Most legal expert systems attempt to implement complex models of legal reasoning.  But the utility of a legal expert system lies not in the extent to which it simulates a lawyer’s approach to a legal problem, but in the quality of its predictions and of its arguments.  A complex model of legal reasoning is not necessary: a successful legal expert system can be based upon a simplified model of legal reasoning.

Some researchers have based their systems upon a jurisprudential approach to the law, yet lawyers are patently able to operate without any jurisprudential insight.  A useful legal expert system should be capable of producing advice similar to that which one might get from a lawyer, so it should operate at the same pragmatic level of abstraction as does a lawyer—not at the more philosophical level of jurisprudence.

A legal expert system called SHYSTER has been developed to demonstrate that a useful legal expert system can be based upon a pragmatic approach to the law.  SHYSTER has a simple representation structure which simplifies the problem of knowledge acquisition.  Yet this structure is complex enough for SHYSTER to produce useful advice.

SHYSTER is a case-based legal expert system (although it has been designed so that it can be linked with a rule-based system to form a hybrid legal expert system).  Its advice is based upon an examination of, and an argument about, the similarities and differences between cases.  SHYSTER attempts to model the way in which lawyers argue with cases, but it does not attempt to model the way in which lawyers decide which cases to use in those arguments.  Instead, it employs statistical techniques to quantify the similarity between cases.  It decides which cases to use in argument, and what prediction it will make, on the basis of that similarity measure.

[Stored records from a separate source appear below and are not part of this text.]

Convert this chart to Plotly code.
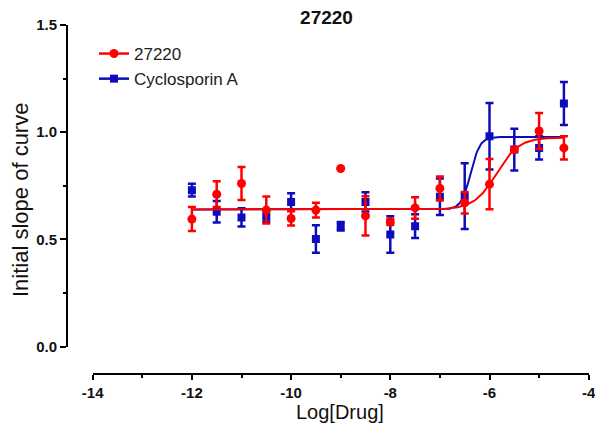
import numpy as np
import plotly.graph_objects as go

# ---- data ----
log_drug = [-12, -11.5, -11, -10.5, -10, -9.5, -9, -8.5, -8, -7.5, -7, -6.5, -6, -5.5, -5, -4.5]

red_y   = [0.595, 0.711, 0.761, 0.637, 0.598, 0.637, 0.831, 0.610, 0.582, 0.647, 0.738, 0.671, 0.758, 0.919, 1.006, 0.927]
red_err = [0.056, 0.060, 0.077, 0.063, 0.033, 0.034, 0.000, 0.091, 0.015, 0.050, 0.056, 0.050, 0.117, 0.010, 0.084, 0.054]

blue_y   = [0.730, 0.629, 0.603, 0.606, 0.675, 0.502, 0.562, 0.675, 0.523, 0.562, 0.699, 0.702, 0.981, 0.919, 0.927, 1.134]
blue_err = [0.030, 0.050, 0.042, 0.025, 0.040, 0.064, 0.020, 0.045, 0.085, 0.055, 0.085, 0.153, 0.155, 0.097, 0.054, 0.100]

# 4-parameter logistic fit parameters (bottom, top, logEC50, hill)
red_fit  = dict(bottom=0.640, top=0.975, logec50=-5.86, hill=1.92)
blue_fit = dict(bottom=0.640, top=0.978, logec50=-6.38, hill=4.6)
fit_range = (-12, -4.5)

x_ticks = [-14, -12, -10, -8, -6, -4]
y_ticks = [0.0, 0.5, 1.0, 1.5]
y_tick_text = ["0.0", "0.5", "1.0", "1.5"]

RED = "#FF0000"
BLUE = "#0C0CBC"


def four_pl(x, p):
    return p["bottom"] + (p["top"] - p["bottom"]) / (1 + 10 ** ((p["logec50"] - x) * p["hill"]))


xf = np.linspace(fit_range[0], fit_range[1], 400)

fig = go.Figure()

# Cyclosporin A (drawn first, underneath)
fig.add_trace(go.Scatter(x=xf, y=four_pl(xf, blue_fit), mode="lines",
                         line=dict(color=BLUE, width=2), showlegend=False, hoverinfo="skip"))
fig.add_trace(go.Scatter(x=log_drug, y=blue_y, mode="markers",
                         marker=dict(symbol="square", size=8, color=BLUE),
                         error_y=dict(type="data", array=blue_err, color=BLUE, thickness=2.5, width=4),
                         showlegend=False))
# 27220
fig.add_trace(go.Scatter(x=xf, y=four_pl(xf, red_fit), mode="lines",
                         line=dict(color=RED, width=2), showlegend=False, hoverinfo="skip"))
fig.add_trace(go.Scatter(x=log_drug, y=red_y, mode="markers",
                         marker=dict(symbol="circle", size=9, color=RED),
                         error_y=dict(type="data", array=red_err, color=RED, thickness=2.5, width=4),
                         showlegend=False))

# legend entries
fig.add_trace(go.Scatter(x=[None], y=[None], mode="lines+markers", name="27220",
                         line=dict(color=RED, width=2.5),
                         marker=dict(symbol="circle", size=9, color=RED),
                         legendgroup="a", legendrank=1))
fig.add_trace(go.Scatter(x=[None], y=[None], mode="lines+markers", name="Cyclosporin A",
                         line=dict(color=BLUE, width=2.5),
                         marker=dict(symbol="square", size=8, color=BLUE),
                         legendgroup="b", legendrank=2))

FONT = "Liberation Sans, Arial, sans-serif"

# page body has an 8px default margin; figure is sized to fit the 603x430 window
OFF = 8
W, H = 603 - OFF, 430 - OFF
ML, MR, MT, MB = 59, 10, 12, 56
PW = W - ML - MR
PH = H - MT - MB


def px_x(p):
    return (p - OFF - ML) / PW


def px_y(p):
    return (H - MB - (p - OFF)) / PH


fig.update_layout(
    width=W, height=H,
    margin=dict(l=ML, r=MR, t=MT, b=MB, autoexpand=False),
    paper_bgcolor="white", plot_bgcolor="white",
    font=dict(family=FONT, color="black"),
    title=dict(text="<b>27220</b>", x=(326.5 - OFF) / W, xref="container", xanchor="center",
               y=1 - (17 - OFF) / H, yref="container", yanchor="middle",
               font=dict(size=19, family=FONT, color="#111111")),
    showlegend=True,
    legend=dict(x=px_x(94), y=px_y(36), xanchor="left", yanchor="top",
                font=dict(size=17, family=FONT, color="#222222"),
                bgcolor="rgba(0,0,0,0)", traceorder="grouped", tracegroupgap=0),
    xaxis=dict(
        range=[-14, -4], domain=[px_x(92.7), px_x(588.7)], anchor="free", position=0,
        automargin=False,
        showgrid=False, zeroline=False, showline=True, linecolor="black", linewidth=2,
        ticks="outside", ticklen=5, tickwidth=2, tickcolor="black",
        tickvals=x_ticks, ticktext=[f"<b>{t}</b>" for t in x_ticks],
        tickfont=dict(size=15, family=FONT, color="#111111"),
        minor=dict(dtick=1, ticks="outside", ticklen=3, tickwidth=2, tickcolor="black", showgrid=False),
    ),
    yaxis=dict(
        range=[0, 1.5], domain=[px_y(346.7), px_y(25)], anchor="free", position=0,
        automargin=False,
        showgrid=False, zeroline=False, showline=True, linecolor="black", linewidth=2,
        ticks="outside", ticklen=6, tickwidth=2, tickcolor="black",
        tickvals=y_ticks, ticktext=[f"<b>{t}</b>" for t in y_tick_text],
        tickfont=dict(size=15, family=FONT, color="#111111"),
        minor=dict(dtick=0.25, ticks="outside", ticklen=3, tickwidth=2, tickcolor="black", showgrid=False),
    ),
    annotations=[
        dict(text="Initial slope of curve", textangle=-90, xref="paper", yref="paper",
             x=px_x(20), y=px_y(200), xanchor="center", yanchor="middle",
             showarrow=False, font=dict(size=22, family=FONT, color="#111111")),
        dict(text="Log[Drug]", xref="paper", yref="paper",
             x=px_x(340), y=px_y(412), xanchor="center", yanchor="middle",
             showarrow=False, font=dict(size=20, family=FONT, color="#111111")),
    ],
)

fig.write_html("out.html")
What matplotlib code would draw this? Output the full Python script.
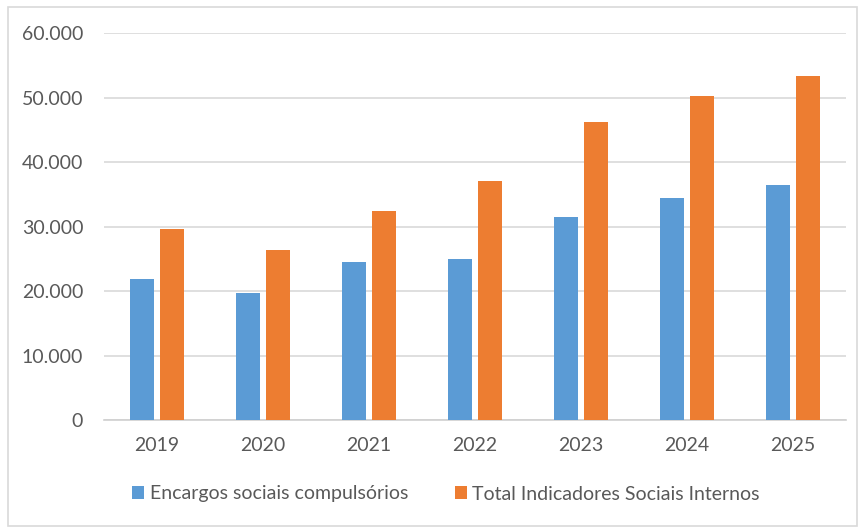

SHYSTER is of a general design: it can provide advice in areas of case law that have been specified by a legal expert using a specification language.  Hence, it can operate in different legal domains.  Four different, and disparate, areas of law have been specified for SHYSTER, and its operation has been tested in each of those domains.

Testing of SHYSTER in these four domains indicates that it is exceptionally good at predicting results, and fairly good at choosing cases with which to construct its arguments.  SHYSTER demonstrates the viability of a pragmatic approach to legal expert system design.